Early detection and treatment of diabetes can significantly decrease the risk of developing complications. Diagnosis involves blood tests including a fasting blood glucose, postprandial blood glucose, or an A1C test, also referred to as the HbA1c or glycohemoglobin test.
Exogenous (injected) insulin is needed when inadequate levels to meet metabolic needs are present. Those with type 1 diabetes will require exogenous insulin (often multiple times per day or by a continuous infusion pump) to survive. At first, those with type 2 diabetes may be able to control blood glucose levels without insulin injections by using nutritional therapy, exercise, oral agents, and noninsulin injectable agents. However, because diabetes is a progressive disease, over time those modalities may no longer adequately control blood glucose levels and insulin will be needed, especially during periods of illness or severe stress.
Oral hypoglycemics are used only in the treatment of type 2 diabetes and include Biguanides, Sulfonylureas, Meglitinides, Alpha-glucosidase inhibitors, Thiazolidinediones, and Dipeptidyl Peptidase-4 (DPP-4) inhibitors. These drugs work to improve the mechanisms by which the body produces and uses insulin and glucose by targeting the three defects of type 2 diabetes, which involves insulin resistance, decreased insulin production, and increased hepatic glucose production.
Glucose monitoring is a tool for achieving and maintain specific glycemic goals. It allows for the appropriate action to be taken regarding food intake, activity, medication dosage, and identification of complications such as hyperglycemia or hypoglycemia. The frequency of monitoring depends on factors such as the patient’s glycemic goals, type of diabetes, or the patient’s willingness to test.
Regular exercise is an important aspect of diabetes management, as it can decrease insulin resistance and have a direct effect on lowering blood glucose levels. Recommendations include at least 150 minutes per week of moderate-intensity aerobic activity. Those with type 2 diabetes are also encouraged to participate in resistance training 3 times per week.

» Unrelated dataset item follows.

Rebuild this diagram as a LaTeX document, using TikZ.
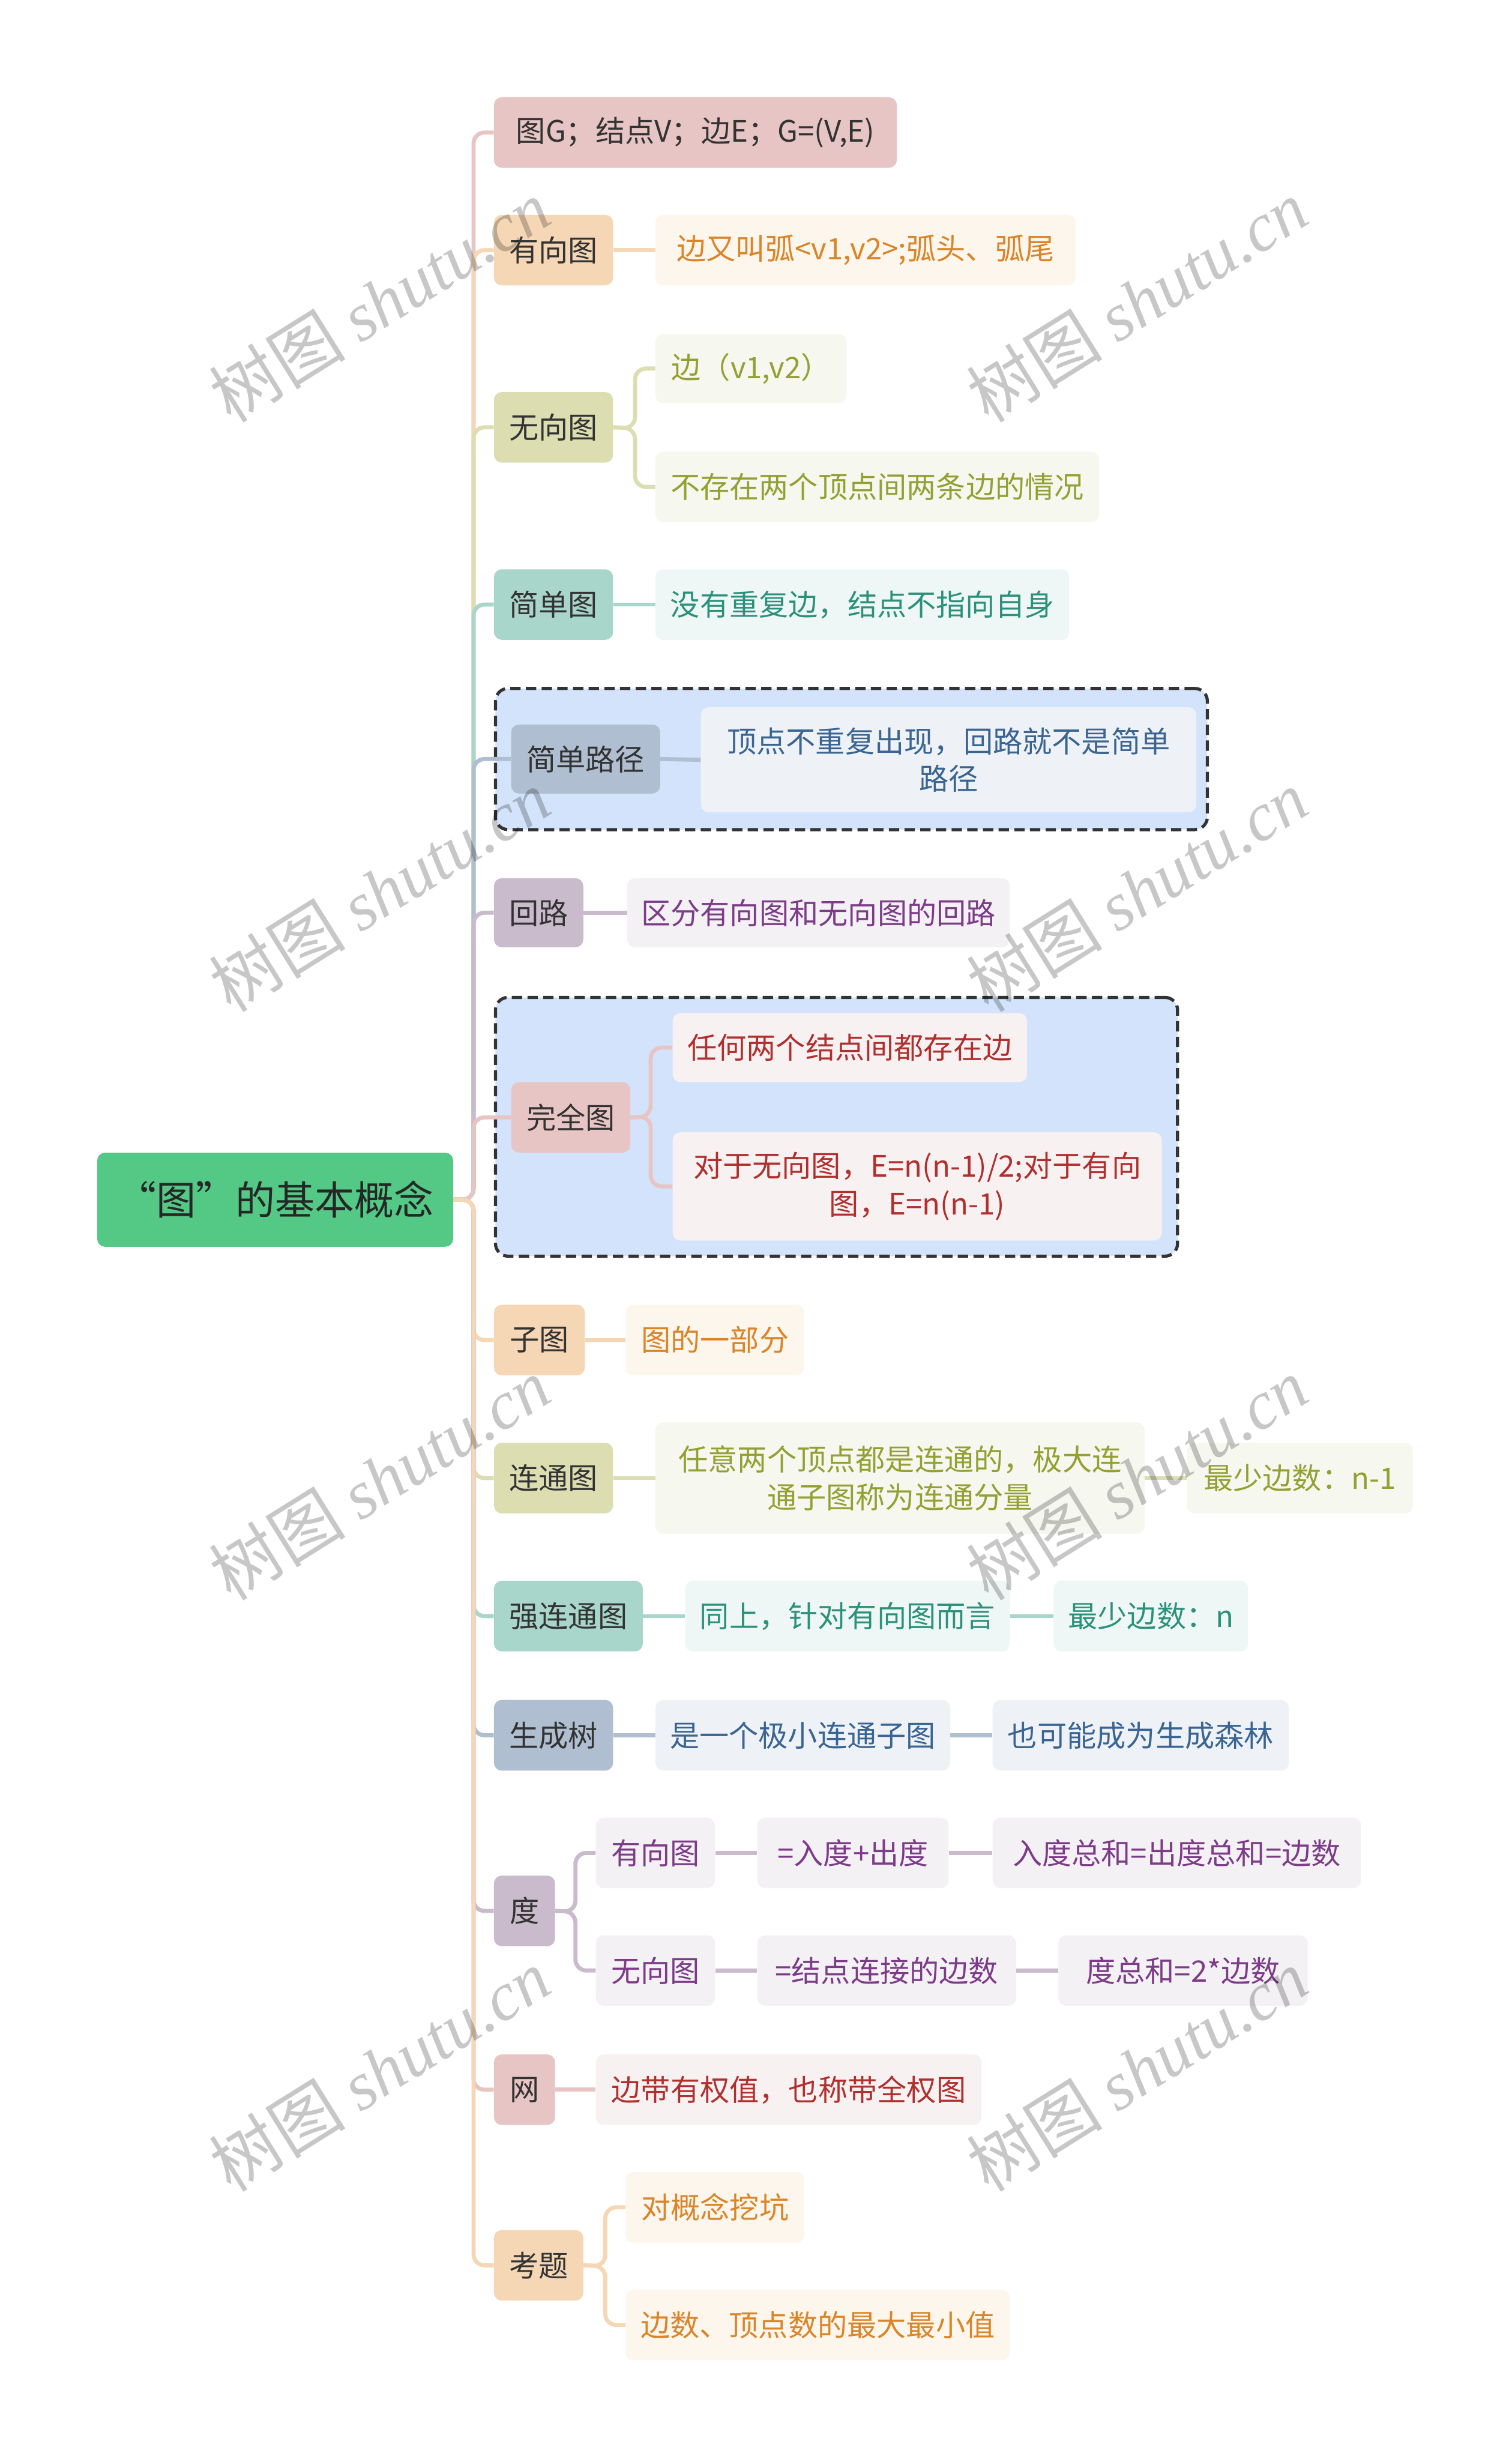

Be sure to monitor blood glucose levels before, during, and after exercise.
The nutrient balance of a diabetic diet is essential to maintain blood glucose levels and meal planning should revolve around the individual’s needs and balanced with insulin and exercise patterns. The key component is control of carbohydrates as these are composed of different forms of sugar, which contribute to elevated blood glucose levels. The amount of calories ingested at one time should be monitored and controlled in order to avoid severe spikes in blood glucose. High protein diets are not recommended for weight loss.
There are a number of acute and chronic complications that can occur as a result of diabetes due to its progressive and debilitating nature. Acute complications may involve the misuse of insulin, being unaware of the symptoms of hyperglycemia and hypoglycemia, which can lead to conditions such as diabetic ketoacidosis (DKA) or hyperglycemic hyperosmolar nonketotic syndrome (HHNS). Chronic complications can include retinopathy, peripheral vascular disease, neuropathy, and nephropathy.
Complications of insulin therapy may include hypoglycemia, allergic reactions, lipodystrophy (atrophy of subcutaneous tissue), or the Somogyi effect. The Somogyi effect, also known as rebound hyperglycemia, occurs due to undetected hypoglycemia throughout the night (possibly due to too much insulin or lack of a bedtime snack), which causes the body to release counterregulatory hormones, thus stimulating the release of stored glucose and hyperglycemia occurs. It is often treated by decreasing the insulin dosage before bed. The Dawn Phenomenon, which is hyperglycemia upon awakening, occurs with many diabetics, especially young adults who are still growing (presence of growth hormone).
Diabetic ketoacidosis (DKA) is a medical emergency and complication of diabetes characterized by blood sugars above 250 mg/dL, metabolic acidosis with pH below 7.3 and bicarbonate below 18 with ketones present in the urine. Patients have increased insulin requirements, which leads to a shortage. As a response, the body begins burning excess fat, causing ketone body buildup.